### Goal
Where a line contains the string "this", copy that line.

### Collected data
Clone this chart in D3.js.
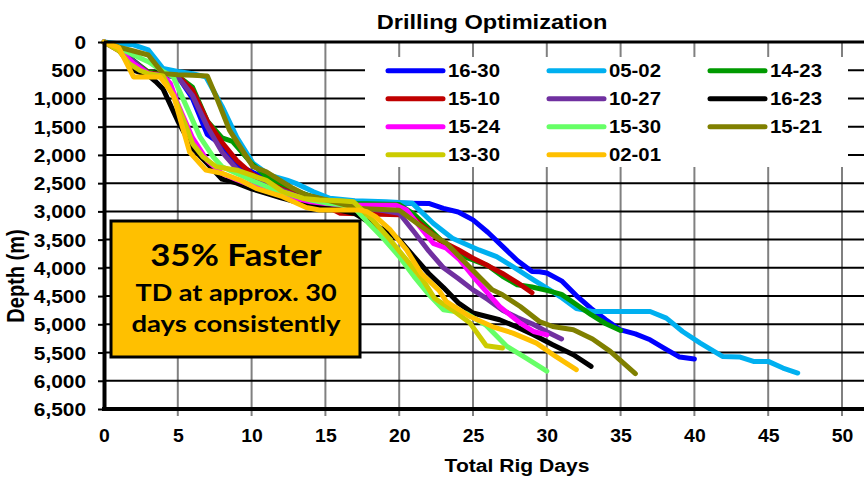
<!DOCTYPE html>
<html>
<head>
<meta charset="utf-8">
<script src="https://cdn.jsdelivr.net/npm/d3@7"></script>
<style>
  body { margin: 0; background: #fff; }
  svg { display: block; }
</style>
</head>
<body>
<div id="chart"></div>
<script>
// well names, in legend (row-major) order, and their line colours
var wells = ["16-30", "05-02", "14-23", "15-10", "10-27", "16-23", "15-24", "15-30", "15-21", "13-30", "02-01"];
var colors = ["#0000FF", "#00B0F0", "#009A00", "#C00000", "#7030A0", "#000000", "#FF00FF", "#66FF66", "#808000", "#CCCC00", "#FFC000"];

// [total rig days, depth m]
var s1630 = [[0,0],[1,120],[2,330],[3,560],[4,590],[5,610],[6,1000],[7,1640],[8,1830],[9,2180],[10,2300],[11,2420],[12,2560],[13,2660],[14,2730],[15,2790],[16,2830],[17,2850],[19,2850],[22,2860],[23,2946],[24,3010],[25,3150],[26,3370],[27,3620],[28,3870],[29,4066],[29.5,4070],[30,4090],[31,4230],[32,4490],[33,4720],[34,4920],[35,5100],[36,5170],[37,5274],[38,5430],[39,5580],[40,5615]];
var s0502 = [[0,0],[1,30],[2,50],[3,140],[4,470],[5,520],[6,560],[6.9,618],[8,1140],[9,1690],[10.1,2150],[11.2,2357],[12.4,2445],[13,2504],[14.2,2652],[15.3,2769],[17,2810],[19.1,2829],[20.9,2858],[22.3,3211],[23.6,3476],[25.4,3683],[26.6,3801],[27.7,3978],[29.1,4213],[30.2,4390],[30.9,4508],[32,4720],[33.1,4773],[37,4773],[38.1,4891],[39.2,5127],[40.4,5333],[41.9,5569],[43.1,5580],[44,5657],[45,5657],[46,5775],[47,5863]];
var s1423 = [[0,0],[1,100],[2,330],[3,530],[4,570],[5,600],[6,800],[7,1400],[8,1700],[8.7,1760],[9,1850],[10,2150],[11,2380],[12,2520],[13,2640],[14,2730],[15,2800],[16,2840],[17,2860],[20,2880],[21,3050],[22,3300],[23,3550],[24,3760],[25,3860],[26,3960],[27,4150],[28,4300],[29,4340],[30,4400],[31,4470],[32,4650],[33,4830],[34,4990],[35,5110]];
var s1510 = [[0,0],[1,150],[2,350],[3,550],[4,580],[5,600],[6,850],[7,1400],[8,1780],[9,2100],[10,2330],[11,2480],[12,2600],[13,2700],[14,2800],[15,2900],[16,3034],[20.7,3064],[21.8,3300],[22.7,3506],[24,3680],[25,3830],[26,3960],[27,4100],[28,4260],[29,4440]];
var s1027 = [[0,0],[1,130],[2,340],[3,560],[4,590],[5,620],[6,950],[7,1500],[8,1950],[9,2250],[10,2400],[11,2520],[12,2620],[13,2720],[14,2800],[15,2860],[16,2900],[17,2930],[18,2960],[19,2990],[20,3034],[21,3360],[22,3700],[23,4000],[24,4190],[25,4390],[26,4560],[27,4750],[28,4880],[29,4990],[30,5130],[31,5260]];
var s1623 = [[0,0],[1,130],[2,500],[3,590],[3.5,700],[4,830],[5,1400],[6,1880],[7,2150],[8,2430],[9,2500],[10,2600],[11,2680],[12,2760],[13,2830],[14,2890],[15,2940],[16,2980],[17,3040],[18,3200],[19,3330],[20,3500],[21,3800],[22,4100],[23,4350],[24,4620],[25,4800],[26.8,4920],[27.9,5039],[29.1,5186],[30.4,5362],[31.8,5539],[33,5745]];
var s1524 = [[0,0],[1,130],[2,380],[3,560],[4,600],[4.5,736],[5,1100],[6,1700],[7,2100],[8,2330],[9,2440],[10,2540],[11,2600],[12,2690],[13,2770],[14,2830],[15,2860],[16,2880],[17,2890],[19.8,2890],[20.5,2975],[21.4,3270],[22.3,3565],[23.2,3653],[24.1,3860],[25.2,4213],[26.1,4480],[26.8,4685],[28.2,4979],[29.1,5127],[30,5186]];
var s1530 = [[0,0],[1,100],[2,230],[3,350],[4,520],[4.7,618],[5,800],[5.6,1149],[6.5,1680],[7.4,2033],[8,2210],[9,2330],[10,2450],[11,2560],[12,2650],[13,2730],[14,2800],[15,2850],[16,2880],[17,2950],[18,3230],[19,3500],[20,3800],[21,4150],[22,4470],[23,4743],[24.5,4802],[25.9,5020],[27.3,5392],[28.6,5600],[30,5830]];
var s1521 = [[0,0],[1,90],[2,160],[3,230],[4,560],[5,580],[6,590],[7,600],[7.7,1031],[8.5,1561],[10.1,2210],[11,2298],[11.9,2445],[12.8,2592],[13.7,2710],[15.1,2799],[17.3,2950],[20,2980],[21.2,3211],[22.3,3418],[23.2,3565],[24.3,3860],[25.4,4155],[26.3,4390],[27,4478],[28.2,4685],[29.5,4950],[30.4,5039],[31.8,5097],[33.1,5260],[34.3,5480],[36,5875]];
var s1330 = [[0,0],[1,150],[1.7,383],[2.4,500],[3,560],[4,600],[4.9,1061],[5.5,1450],[6,1800],[6.7,2033],[7.6,2210],[9,2270],[10.3,2387],[11,2450],[12.1,2650],[13.5,2770],[14.6,2799],[16,2810],[16.9,2829],[18.2,3152],[19.4,3506],[20.5,3860],[21.6,4213],[22.4,4540],[23.6,4743],[24.8,4979],[25.9,5380],[27,5420]];
var s0201 = [[0,0],[1,100],[2,618],[3.8,618],[4.7,942],[5.2,1400],[5.8,1950],[6.9,2268],[8,2327],[9.2,2445],[10.3,2592],[12.1,2740],[13.7,2930],[14.6,2975],[17.3,2975],[17.8,3005],[18.4,3094],[19.4,3329],[20.5,3683],[21.5,4100],[22.7,4400],[23.2,4600],[24.8,4862],[26.3,5039],[27.7,5156],[29.3,5333],[30.6,5569],[32,5804]];
var series = [s1630, s0502, s1423, s1510, s1027, s1623, s1524, s1530, s1521, s1330, s0201];

var depthTicks = d3.range(0, 6501, 500);
var dayTicks = d3.range(0, 51, 5);
var chartTitle = "Drilling Optimization";
var xTitle = "Total Rig Days";
var yTitle = "Depth (m)";
var noteLines = ["35% Faster", "TD at approx. 30", "days consistently"];

var width = 864, height = 477;
var plotLeft = 104, plotTop = 42, plotBottom = 409, plotRight = 842;
var arial = "'Liberation Sans', Arial, sans-serif";
var calibri = "Lato, 'Open Sans', sans-serif";

var svg = d3.select("#chart").append("svg")
	.attr("width", width)
	.attr("height", height);

var x = d3.scaleLinear().domain([0, 50]).range([plotLeft, plotRight]);
var y = d3.scaleLinear().domain([0, 6500]).range([plotTop, plotBottom]);

// text helper - the picture is a bit stretched sideways
function label(g, px, py, txt, size, sx, anchor, font) {
	return g.append("text")
		.attr("transform", "translate(" + px + "," + py + ") scale(" + sx + ",1)")
		.attr("text-anchor", anchor)
		.style("font-family", font || arial)
		.style("font-weight", "bold")
		.style("font-size", size + "px")
		.style("fill", "#000")
		.text(txt);
}

// gridlines
svg.append("g").selectAll("line")
	.data(dayTicks.filter(function (d) { return d > 0; }))
	.enter().append("line")
	.attr("x1", function (d) { return x(d); })
	.attr("x2", function (d) { return x(d); })
	.attr("y1", plotTop)
	.attr("y2", plotBottom + 7)
	.attr("stroke", "#808080")
	.attr("stroke-width", 2);

svg.append("g").selectAll("line")
	.data(depthTicks.filter(function (d) { return d > 0 && d < 6500; }))
	.enter().append("line")
	.attr("x1", plotLeft)
	.attr("x2", width)
	.attr("y1", function (d) { return y(d); })
	.attr("y2", function (d) { return y(d); })
	.attr("stroke", "#000")
	.attr("stroke-width", 2);

// series
var line = d3.line()
	.x(function (d) { return x(d[0]); })
	.y(function (d) { return y(d[1]); });

svg.append("g").selectAll("path")
	.data(series)
	.enter().append("path")
	.attr("d", line)
	.attr("fill", "none")
	.attr("stroke", function (d, i) { return colors[i]; })
	.attr("stroke-width", 5)
	.attr("stroke-linejoin", "round")
	.attr("stroke-linecap", "round");

// frame
svg.append("line").attr("x1", plotLeft).attr("x2", width).attr("y1", plotTop).attr("y2", plotTop)
	.attr("stroke", "#000").attr("stroke-width", 3);
svg.append("line").attr("x1", plotLeft - 2).attr("x2", width).attr("y1", plotBottom).attr("y2", plotBottom)
	.attr("stroke", "#000").attr("stroke-width", 4);

// y axis
var yAxis = svg.append("g")
	.attr("transform", "translate(" + plotLeft + ",0)")
	.call(d3.axisLeft(y).tickValues(depthTicks).tickFormat(d3.format(",")).tickSize(6).tickSizeOuter(0));
yAxis.select(".domain").attr("stroke", "#000").attr("stroke-width", 4);
yAxis.selectAll(".tick line").attr("stroke", "#000").attr("stroke-width", 2);
yAxis.selectAll(".tick text")
	.attr("x", -18 / 1.16)
	.attr("dy", "0.36em")
	.attr("transform", "scale(1.16,1)")
	.style("font-family", arial)
	.style("font-weight", "bold")
	.style("font-size", "18px")
	.style("fill", "#000");

// x axis labels
var xAxis = svg.append("g")
	.attr("transform", "translate(0," + plotBottom + ")")
	.call(d3.axisBottom(x).tickValues(dayTicks).tickSize(0).tickSizeOuter(0));
xAxis.select(".domain").remove();
xAxis.selectAll(".tick text")
	.attr("y", 33)
	.attr("dy", 0)
	.attr("transform", "scale(1.05,1)")
	.style("font-family", arial)
	.style("font-weight", "bold")
	.style("font-size", "18.5px")
	.style("fill", "#000");

// titles
label(svg, 492, 29, chartTitle, 20, 1.18, "middle");
label(svg, 517, 472, xTitle, 18.5, 1.14, "middle");
svg.append("text")
	.attr("transform", "translate(24,276) scale(1.15,1) rotate(-90)")
	.attr("text-anchor", "middle")
	.style("font-family", arial)
	.style("font-weight", "bold")
	.style("font-size", "20px")
	.text(yTitle);

// legend
var legend = svg.append("g");
legend.append("rect")
	.attr("x", 365).attr("y", 57)
	.attr("width", 483).attr("height", 110)
	.attr("fill", "#fff");
var item = legend.selectAll(".item")
	.data(wells)
	.enter().append("g")
	.attr("class", "item")
	.attr("transform", function (d, i) {
		return "translate(" + (388 + (i % 3) * 161) + "," + (70.7 + Math.floor(i / 3) * 28) + ")";
	});
item.append("line")
	.attr("x1", 0).attr("x2", 55)
	.attr("stroke", function (d, i) { return colors[i]; })
	.attr("stroke-width", 5)
	.attr("stroke-linecap", "round");
item.each(function (d) {
	label(d3.select(this), 60, 6.5, d, 18, 1.13, "start");
});

// call-out box
var note = svg.append("g");
note.append("rect")
	.attr("x", 111).attr("y", 221)
	.attr("width", 249).attr("height", 136)
	.attr("fill", "#FFC000")
	.attr("stroke", "#000")
	.attr("stroke-width", 3);
label(note, 236, 266, noteLines[0], 31, 1.12, "middle", calibri);
label(note, 236, 301, noteLines[1], 22, 1.23, "middle", calibri);
label(note, 236, 332, noteLines[2], 22, 1.25, "middle", calibri);
</script>
</body>
</html>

### Answer to the exercise
Clone this chart in D3.js.
	label(d3.select(this), 60, 6.5, d, 18, 1.13, "start");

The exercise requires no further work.